The company registered impressive fourth-quarter 2010 results, marked by higher production volumes, gathering & processing volumes and higher natural gas liquid (NGL) prices. However, the results were partially offset by the lower realized natural gas prices and storage, marketing and other net revenues.
As a pure Appalachian player, EQT holds a significant amount of natural gas resource potential in the basin. Consequently, we believe the company can prosper by entering into joint ventures and accelerating its drilling activities.
Moreover, the company remains well positioned in the Marcellus Shale given its high quality large acreage position as well as its low royalty burden. The improvement in EQT’s 3P reserves in the last quarter was backed by significant enhancement in its Marcellus Shale performance. Notably, EQT replaced 928% of its fourth-quarter production, which was mostly fueled by organic development activities in the Marcellus Shale.
Management’s continued focus on the Marcellus Shale was reaffirmed by its capital allocation program, where approximately 80% of 2011 drilling expenditures are planned with the remainder being for the Huron/Berea play. EQT also expects natural gas production sales volume of 175 billion cubic feet equivalents (Bcfe) for 2011. We expect the company to exceed its guidance aided by the low-risk and high-growth rate drilling locations in Huron and Marcellus Shale.
The company intends to fund its 2011 capex of $970 million with internal cash flow along with proceeds from asset divestitures. Recently, the company completed the sale of its Kentucky Langley processing plant to MarkWest Energy Partners L.P. (MWE) for $230 million. The transaction reveals EQT’s assurance to prioritize its capital allocation toward its exploration and production business, which generates a higher return.

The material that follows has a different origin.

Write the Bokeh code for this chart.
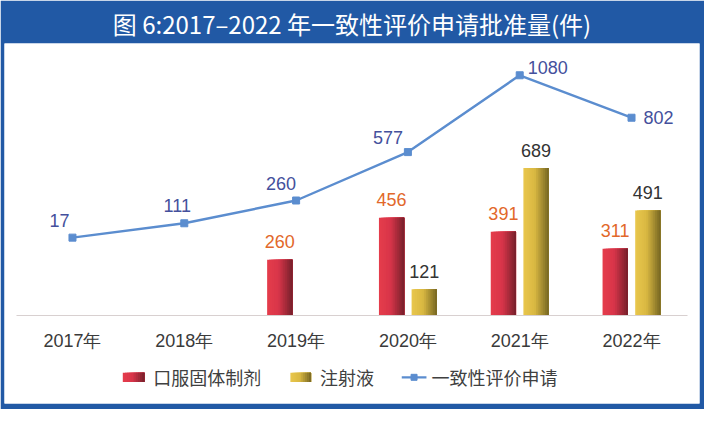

EQT is a low-cost producer with a strategic midstream presence. The company registered low unit costs to produce, gather, process and transport its produced natural gas at $1.63 per million cubic feet equivalent (Mcfe) in the fourth quarter of 2010 compared with $1.64 per Mcfe in the year-ago quarter.
However, we believe EQT lacks geographical diversity in its asset base, as its resources are concentrated in the Appalachian Basin. Any potential disruption in the region will adversely affect the company’s results.
Again, the company remains highly exposed to volatile natural gas fundamentals and weak commodity prices, which might lead EQT to perform below our expectations.
EQT holds a Zacks #3 Rank, which translates to a short-term Hold rating.